EXERCISE AIM »
Give back the full listing verbatim, apart from its images.

____ DATASET EXCERPT

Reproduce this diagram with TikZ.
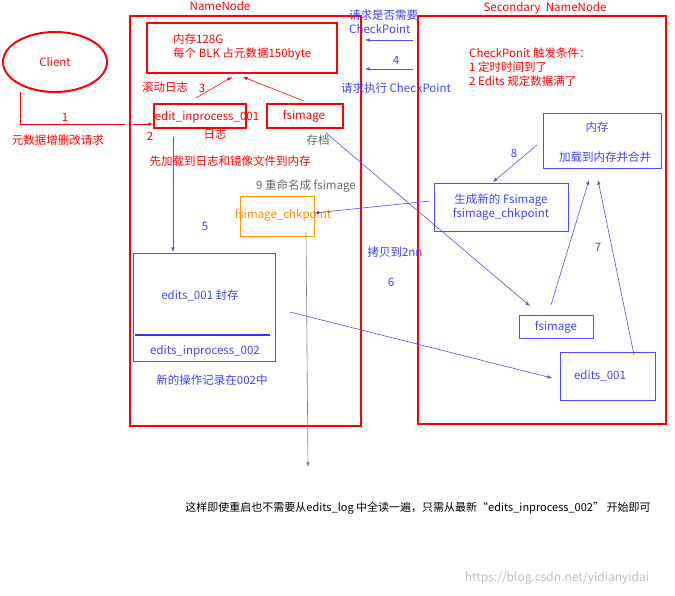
\documentclass[tikz,border=0pt]{standalone}
\usepackage{fontspec}
\setmainfont{Noto Sans CJK SC}
\usetikzlibrary{shapes.geometric}
\begin{document}
\begin{tikzpicture}[x=1pt,y=-1pt,
  red box/.style={draw=red,line width=2pt},
  blue box/.style={draw=blue!70,line width=0.6pt},
  bl/.style={draw=blue!70,line width=0.6pt},
  ba/.style={bl,-latex},
  rt/.style={text=red,font=\fontsize{11.5}{14}\selectfont,inner sep=0pt},
  bt/.style={text=blue!75,font=\fontsize{11.5}{14}\selectfont,inner sep=0pt},
  gt/.style={text=gray!80!black,font=\fontsize{11.5}{14}\selectfont,inner sep=0pt}]
\useasboundingbox (0,0) rectangle (675,595);
% containers
\node[red box,minimum width=231,minimum height=410,inner sep=0,anchor=north west] (nn) at (129,15) {};
\node[rt] (nnl) at (220,6) {NameNode};
\node[red box,minimum width=248,minimum height=408,inner sep=0,anchor=north west] (snn) at (417,15) {};
\node[rt] (snnl) at (545,8) {Secondary\ \ NameNode};
% client
\node[draw=red,line width=2pt,ellipse,minimum width=104,minimum height=60] (client) at (55,62) {};
\node[rt] at (55,62) {Client};
\coordinate (c1) at (20,92);
\coordinate (c2) at (20,124);
\coordinate (c3) at (125,124);
\draw[red,line width=0.6pt] (c1) -- (c2) -- (c3);
\node[rt] at (65,117) {1};
\node[rt] at (58,140) {元数据增删改请求};
% memory
\node[red box,minimum width=190,minimum height=50,inner sep=0,anchor=north west] (mem) at (146,22) {};
\node[rt,align=left,anchor=west] at (173,47) {内存128G\\每个 BLK 占元数据150byte};
\node[red box,minimum width=92,minimum height=24,inner sep=0,anchor=north west] (e001) at (153,103) {};
\node[rt] at (207,117) {edit\_inprocess\_001};
\node[red box,minimum width=76,minimum height=24,inner sep=0,anchor=north west] (fsi) at (266,103) {};
\node[rt] at (304,116) {fsimage};
\coordinate (a2s) at (133,124);
\draw[red,-latex,line width=0.6pt] (a2s) -- (e001.west |- a2s);
\node[rt] at (150,136) {2};
\node[rt] at (215,134) {日志};
\node[gt] at (318,140) {存档};
\node[rt] at (165,87) {滚动日志};
\node[rt] at (202,88) {3};
\draw[red,-latex,line width=0.6pt] (196,98) -- (232,77);
\draw[red,-latex,line width=0.6pt] (304,101) -- (243,77);
\node[rt] at (230,161) {先加载到日志和镜像文件到内存};
\node[gt] at (306,186) {9 重命名成 fsimage};
\node[draw=orange!80!yellow,minimum width=74,minimum height=40,inner sep=0,anchor=north west] (chk) at (240,196) {};
\node[text=orange!90!yellow,font=\fontsize{11.5}{14}\selectfont,inner sep=0] at (283,215) {fsimage\_chkpoint};
% edits box
\node[blue box,minimum width=142,minimum height=108,inner sep=0,anchor=north west] (eds) at (133,253) {};
\draw[ba] (173,137) -- (173,252);
\node[bt] at (205,226) {5};
\node[bt] at (200,295) {edits\_001 封存};
\draw[blue!80,line width=2pt] (135,335) -- (270,335);
\node[bt] at (205,351) {edits\_inprocess\_002};
\node[bt] at (212,380) {新的操作记录在002中};
\coordinate (gend) at (308,467);
\draw[gray,line width=0.6pt,-latex] (306,232) -- (gend);
% requests
\node[bt,align=left,anchor=north west] at (349,10) {请求是否需要\\CheckPoint};
\draw[ba] (413,40) -- (365,40);
\node[bt] at (396,60) {4};
\draw[ba] (413,69) -- (365,69);
\node[bt] at (396,88) {请求执行 CheckPoint};
\node[rt,align=left,anchor=north west] at (469,48) {CheckPonit 触发条件：\\1 定时时间到了\\2 Edits 规定数据满了};
% secondary
\node[blue box,minimum width=118,minimum height=55,inner sep=0,anchor=north west] (smem) at (543,113) {};
\node[bt] at (597,127) {内存};
\node[bt] at (605,157) {加载到内存并合并};
\node[blue box,minimum width=134,minimum height=48,inner sep=0,anchor=north west] (nfs) at (434,183) {};
\node[bt,align=center] at (501,207) {生成新的 Fsimage\\fsimage\_chkpoint};
\draw[ba] (537,145) -- (493,182);
\node[bt] at (514,153) {8};
\draw[ba] (430,201) -- (chk.east |- 0,213);
\node[blue box,minimum width=74,minimum height=23,inner sep=0,anchor=north west] (sfs) at (519,315) {};
\node[bt] at (556,327) {fsimage};
\node[blue box,minimum width=95,minimum height=48,inner sep=0,anchor=north west] (sed) at (560,352) {};
\node[bt] at (600,376) {edits\_001};
\draw[ba] (326,133) -- (530,306);
\draw[ba] (290,312) -- (552,378);
\node[bt] at (395,252) {拷贝到2nn};
\node[bt] at (391,282) {6};
\draw[ba] (551,305) -- (589,180);
\draw[ba] (634,355) -- (598,180);
\node[bt] at (598,247) {7};
\node[font=\fontsize{11}{14}\selectfont,inner sep=0] at (418,508) {这样即使重启也不需要从edits\_log 中全读一遍，只需从最新“edits\_inprocess\_002” 开始即可};
\node[text=gray!50,font=\fontsize{12}{14}\selectfont,inner sep=0] at (557,578) {https://blog.csdn.net/yidianyidai};
\end{tikzpicture}
\end{document}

________

EXERCISE RESULT »
Reproduce this diagram with TikZ.
\documentclass[tikz,border=0pt]{standalone}
\usepackage{fontspec}
\setmainfont{Noto Sans CJK SC}
\usetikzlibrary{shapes.geometric}
\begin{document}
\begin{tikzpicture}[x=1pt,y=-1pt,
  red box/.style={draw=red,line width=2pt},
  blue box/.style={draw=blue!70,line width=0.6pt},
  bl/.style={draw=blue!70,line width=0.6pt},
  ba/.style={bl,-latex},
  rt/.style={text=red,font=\fontsize{11.5}{14}\selectfont,inner sep=0pt},
  bt/.style={text=blue!75,font=\fontsize{11.5}{14}\selectfont,inner sep=0pt},
  gt/.style={text=gray!80!black,font=\fontsize{11.5}{14}\selectfont,inner sep=0pt}]
\useasboundingbox (0,0) rectangle (675,595);
% containers
\node[red box,minimum width=231,minimum height=410,inner sep=0,anchor=north west] (nn) at (129,15) {};
\node[rt] (nnl) at (220,6) {NameNode};
\node[red box,minimum width=248,minimum height=408,inner sep=0,anchor=north west] (snn) at (417,15) {};
\node[rt] (snnl) at (545,8) {Secondary\ \ NameNode};
% client
\node[draw=red,line width=2pt,ellipse,minimum width=104,minimum height=60] (client) at (55,62) {};
\node[rt] at (55,62) {Client};
\coordinate (c1) at (20,92);
\coordinate (c2) at (20,124);
\coordinate (c3) at (125,124);
\draw[red,line width=0.6pt] (c1) -- (c2) -- (c3);
\node[rt] at (65,117) {1};
\node[rt] at (58,140) {元数据增删改请求};
% memory
\node[red box,minimum width=190,minimum height=50,inner sep=0,anchor=north west] (mem) at (146,22) {};
\node[rt,align=left,anchor=west] at (173,47) {内存128G\\每个 BLK 占元数据150byte};
\node[red box,minimum width=92,minimum height=24,inner sep=0,anchor=north west] (e001) at (153,103) {};
\node[rt] at (207,117) {edit\_inprocess\_001};
\node[red box,minimum width=76,minimum height=24,inner sep=0,anchor=north west] (fsi) at (266,103) {};
\node[rt] at (304,116) {fsimage};
\coordinate (a2s) at (133,124);
\draw[red,-latex,line width=0.6pt] (a2s) -- (e001.west |- a2s);
\node[rt] at (150,136) {2};
\node[rt] at (215,134) {日志};
\node[gt] at (318,140) {存档};
\node[rt] at (165,87) {滚动日志};
\node[rt] at (202,88) {3};
\draw[red,-latex,line width=0.6pt] (196,98) -- (232,77);
\draw[red,-latex,line width=0.6pt] (304,101) -- (243,77);
\node[rt] at (230,161) {先加载到日志和镜像文件到内存};
\node[gt] at (306,186) {9 重命名成 fsimage};
\node[draw=orange!80!yellow,minimum width=74,minimum height=40,inner sep=0,anchor=north west] (chk) at (240,196) {};
\node[text=orange!90!yellow,font=\fontsize{11.5}{14}\selectfont,inner sep=0] at (283,215) {fsimage\_chkpoint};
% edits box
\node[blue box,minimum width=142,minimum height=108,inner sep=0,anchor=north west] (eds) at (133,253) {};
\draw[ba] (173,137) -- (173,252);
\node[bt] at (205,226) {5};
\node[bt] at (200,295) {edits\_001 封存};
\draw[blue!80,line width=2pt] (135,335) -- (270,335);
\node[bt] at (205,351) {edits\_inprocess\_002};
\node[bt] at (212,380) {新的操作记录在002中};
\coordinate (gend) at (308,467);
\draw[gray,line width=0.6pt,-latex] (306,232) -- (gend);
% requests
\node[bt,align=left,anchor=north west] at (349,10) {请求是否需要\\CheckPoint};
\draw[ba] (413,40) -- (365,40);
\node[bt] at (396,60) {4};
\draw[ba] (413,69) -- (365,69);
\node[bt] at (396,88) {请求执行 CheckPoint};
\node[rt,align=left,anchor=north west] at (469,48) {CheckPonit 触发条件：\\1 定时时间到了\\2 Edits 规定数据满了};
% secondary
\node[blue box,minimum width=118,minimum height=55,inner sep=0,anchor=north west] (smem) at (543,113) {};
\node[bt] at (597,127) {内存};
\node[bt] at (605,157) {加载到内存并合并};
\node[blue box,minimum width=134,minimum height=48,inner sep=0,anchor=north west] (nfs) at (434,183) {};
\node[bt,align=center] at (501,207) {生成新的 Fsimage\\fsimage\_chkpoint};
\draw[ba] (537,145) -- (493,182);
\node[bt] at (514,153) {8};
\draw[ba] (430,201) -- (chk.east |- 0,213);
\node[blue box,minimum width=74,minimum height=23,inner sep=0,anchor=north west] (sfs) at (519,315) {};
\node[bt] at (556,327) {fsimage};
\node[blue box,minimum width=95,minimum height=48,inner sep=0,anchor=north west] (sed) at (560,352) {};
\node[bt] at (600,376) {edits\_001};
\draw[ba] (326,133) -- (530,306);
\draw[ba] (290,312) -- (552,378);
\node[bt] at (395,252) {拷贝到2nn};
\node[bt] at (391,282) {6};
\draw[ba] (551,305) -- (589,180);
\draw[ba] (634,355) -- (598,180);
\node[bt] at (598,247) {7};
\node[font=\fontsize{11}{14}\selectfont,inner sep=0] at (418,508) {这样即使重启也不需要从edits\_log 中全读一遍，只需从最新“edits\_inprocess\_002” 开始即可};
\node[text=gray!50,font=\fontsize{12}{14}\selectfont,inner sep=0] at (557,578) {https://blog.csdn.net/yidianyidai};
\end{tikzpicture}
\end{document}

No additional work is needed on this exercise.